SET PROBLEM: Each entry that follows must be output without any deviation.

INFORMATION GIVEN:

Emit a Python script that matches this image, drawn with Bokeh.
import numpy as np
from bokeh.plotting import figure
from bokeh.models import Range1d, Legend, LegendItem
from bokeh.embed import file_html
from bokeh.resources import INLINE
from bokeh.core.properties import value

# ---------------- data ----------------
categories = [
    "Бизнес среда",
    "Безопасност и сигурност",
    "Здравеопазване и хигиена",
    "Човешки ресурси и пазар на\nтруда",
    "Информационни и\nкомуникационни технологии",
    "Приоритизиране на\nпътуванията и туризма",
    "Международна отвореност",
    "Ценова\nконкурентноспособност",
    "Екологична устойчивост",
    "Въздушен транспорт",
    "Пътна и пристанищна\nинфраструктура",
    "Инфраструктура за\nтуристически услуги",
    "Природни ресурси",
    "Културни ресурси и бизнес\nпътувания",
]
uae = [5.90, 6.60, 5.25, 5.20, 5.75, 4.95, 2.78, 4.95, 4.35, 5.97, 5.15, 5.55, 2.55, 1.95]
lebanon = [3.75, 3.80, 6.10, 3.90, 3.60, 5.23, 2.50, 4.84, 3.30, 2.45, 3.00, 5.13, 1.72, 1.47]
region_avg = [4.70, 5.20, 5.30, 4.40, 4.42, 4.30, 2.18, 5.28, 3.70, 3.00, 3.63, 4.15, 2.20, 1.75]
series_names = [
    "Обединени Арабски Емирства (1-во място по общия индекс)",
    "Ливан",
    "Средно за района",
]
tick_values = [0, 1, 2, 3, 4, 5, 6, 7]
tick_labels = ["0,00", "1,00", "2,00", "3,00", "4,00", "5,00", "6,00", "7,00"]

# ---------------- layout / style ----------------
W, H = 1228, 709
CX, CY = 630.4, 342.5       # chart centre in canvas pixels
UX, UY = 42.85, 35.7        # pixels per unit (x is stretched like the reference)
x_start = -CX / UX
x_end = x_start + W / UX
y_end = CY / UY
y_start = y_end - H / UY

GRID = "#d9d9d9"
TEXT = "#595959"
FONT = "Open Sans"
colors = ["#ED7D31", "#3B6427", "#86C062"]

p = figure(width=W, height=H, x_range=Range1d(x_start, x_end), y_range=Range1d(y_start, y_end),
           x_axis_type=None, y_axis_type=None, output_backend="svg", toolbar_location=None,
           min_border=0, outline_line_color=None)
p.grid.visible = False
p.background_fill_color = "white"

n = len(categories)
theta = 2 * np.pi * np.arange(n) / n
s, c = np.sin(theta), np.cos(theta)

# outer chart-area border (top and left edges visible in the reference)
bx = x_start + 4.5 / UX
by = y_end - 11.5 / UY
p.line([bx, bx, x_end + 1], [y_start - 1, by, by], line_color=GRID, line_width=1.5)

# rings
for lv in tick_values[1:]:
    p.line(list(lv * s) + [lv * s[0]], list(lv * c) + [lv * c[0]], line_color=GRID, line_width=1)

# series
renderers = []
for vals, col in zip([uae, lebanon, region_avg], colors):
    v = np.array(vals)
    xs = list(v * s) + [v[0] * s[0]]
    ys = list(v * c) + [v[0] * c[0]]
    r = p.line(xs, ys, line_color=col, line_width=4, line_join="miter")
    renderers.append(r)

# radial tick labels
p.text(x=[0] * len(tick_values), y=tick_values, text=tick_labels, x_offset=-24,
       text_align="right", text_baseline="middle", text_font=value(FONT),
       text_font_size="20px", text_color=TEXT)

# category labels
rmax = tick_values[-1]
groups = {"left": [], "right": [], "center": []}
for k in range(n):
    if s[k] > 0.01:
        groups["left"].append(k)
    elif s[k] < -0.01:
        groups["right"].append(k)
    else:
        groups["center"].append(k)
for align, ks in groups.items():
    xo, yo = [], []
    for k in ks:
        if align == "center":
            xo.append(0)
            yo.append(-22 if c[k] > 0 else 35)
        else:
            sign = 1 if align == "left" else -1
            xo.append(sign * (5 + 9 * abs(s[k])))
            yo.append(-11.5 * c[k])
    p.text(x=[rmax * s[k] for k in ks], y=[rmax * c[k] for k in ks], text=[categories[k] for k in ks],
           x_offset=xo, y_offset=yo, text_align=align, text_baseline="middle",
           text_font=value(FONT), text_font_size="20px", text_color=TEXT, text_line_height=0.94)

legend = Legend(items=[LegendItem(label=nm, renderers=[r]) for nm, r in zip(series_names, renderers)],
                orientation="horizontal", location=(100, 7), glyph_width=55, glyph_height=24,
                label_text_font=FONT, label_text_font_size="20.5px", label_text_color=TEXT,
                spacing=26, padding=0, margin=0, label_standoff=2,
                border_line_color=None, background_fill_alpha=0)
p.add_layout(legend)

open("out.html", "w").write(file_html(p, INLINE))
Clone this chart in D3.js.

ANSWER TO THIS EXERCISE:
Emit a Python script that matches this image, drawn with Bokeh.
import numpy as np
from bokeh.plotting import figure
from bokeh.models import Range1d, Legend, LegendItem
from bokeh.embed import file_html
from bokeh.resources import INLINE
from bokeh.core.properties import value

# ---------------- data ----------------
categories = [
    "Бизнес среда",
    "Безопасност и сигурност",
    "Здравеопазване и хигиена",
    "Човешки ресурси и пазар на\nтруда",
    "Информационни и\nкомуникационни технологии",
    "Приоритизиране на\nпътуванията и туризма",
    "Международна отвореност",
    "Ценова\nконкурентноспособност",
    "Екологична устойчивост",
    "Въздушен транспорт",
    "Пътна и пристанищна\nинфраструктура",
    "Инфраструктура за\nтуристически услуги",
    "Природни ресурси",
    "Културни ресурси и бизнес\nпътувания",
]
uae = [5.90, 6.60, 5.25, 5.20, 5.75, 4.95, 2.78, 4.95, 4.35, 5.97, 5.15, 5.55, 2.55, 1.95]
lebanon = [3.75, 3.80, 6.10, 3.90, 3.60, 5.23, 2.50, 4.84, 3.30, 2.45, 3.00, 5.13, 1.72, 1.47]
region_avg = [4.70, 5.20, 5.30, 4.40, 4.42, 4.30, 2.18, 5.28, 3.70, 3.00, 3.63, 4.15, 2.20, 1.75]
series_names = [
    "Обединени Арабски Емирства (1-во място по общия индекс)",
    "Ливан",
    "Средно за района",
]
tick_values = [0, 1, 2, 3, 4, 5, 6, 7]
tick_labels = ["0,00", "1,00", "2,00", "3,00", "4,00", "5,00", "6,00", "7,00"]

# ---------------- layout / style ----------------
W, H = 1228, 709
CX, CY = 630.4, 342.5       # chart centre in canvas pixels
UX, UY = 42.85, 35.7        # pixels per unit (x is stretched like the reference)
x_start = -CX / UX
x_end = x_start + W / UX
y_end = CY / UY
y_start = y_end - H / UY

GRID = "#d9d9d9"
TEXT = "#595959"
FONT = "Open Sans"
colors = ["#ED7D31", "#3B6427", "#86C062"]

p = figure(width=W, height=H, x_range=Range1d(x_start, x_end), y_range=Range1d(y_start, y_end),
           x_axis_type=None, y_axis_type=None, output_backend="svg", toolbar_location=None,
           min_border=0, outline_line_color=None)
p.grid.visible = False
p.background_fill_color = "white"

n = len(categories)
theta = 2 * np.pi * np.arange(n) / n
s, c = np.sin(theta), np.cos(theta)

# outer chart-area border (top and left edges visible in the reference)
bx = x_start + 4.5 / UX
by = y_end - 11.5 / UY
p.line([bx, bx, x_end + 1], [y_start - 1, by, by], line_color=GRID, line_width=1.5)

# rings
for lv in tick_values[1:]:
    p.line(list(lv * s) + [lv * s[0]], list(lv * c) + [lv * c[0]], line_color=GRID, line_width=1)

# series
renderers = []
for vals, col in zip([uae, lebanon, region_avg], colors):
    v = np.array(vals)
    xs = list(v * s) + [v[0] * s[0]]
    ys = list(v * c) + [v[0] * c[0]]
    r = p.line(xs, ys, line_color=col, line_width=4, line_join="miter")
    renderers.append(r)

# radial tick labels
p.text(x=[0] * len(tick_values), y=tick_values, text=tick_labels, x_offset=-24,
       text_align="right", text_baseline="middle", text_font=value(FONT),
       text_font_size="20px", text_color=TEXT)

# category labels
rmax = tick_values[-1]
groups = {"left": [], "right": [], "center": []}
for k in range(n):
    if s[k] > 0.01:
        groups["left"].append(k)
    elif s[k] < -0.01:
        groups["right"].append(k)
    else:
        groups["center"].append(k)
for align, ks in groups.items():
    xo, yo = [], []
    for k in ks:
        if align == "center":
            xo.append(0)
            yo.append(-22 if c[k] > 0 else 35)
        else:
            sign = 1 if align == "left" else -1
            xo.append(sign * (5 + 9 * abs(s[k])))
            yo.append(-11.5 * c[k])
    p.text(x=[rmax * s[k] for k in ks], y=[rmax * c[k] for k in ks], text=[categories[k] for k in ks],
           x_offset=xo, y_offset=yo, text_align=align, text_baseline="middle",
           text_font=value(FONT), text_font_size="20px", text_color=TEXT, text_line_height=0.94)

legend = Legend(items=[LegendItem(label=nm, renderers=[r]) for nm, r in zip(series_names, renderers)],
                orientation="horizontal", location=(100, 7), glyph_width=55, glyph_height=24,
                label_text_font=FONT, label_text_font_size="20.5px", label_text_color=TEXT,
                spacing=26, padding=0, margin=0, label_standoff=2,
                border_line_color=None, background_fill_alpha=0)
p.add_layout(legend)

open("out.html", "w").write(file_html(p, INLINE))
Clone this chart in D3.js.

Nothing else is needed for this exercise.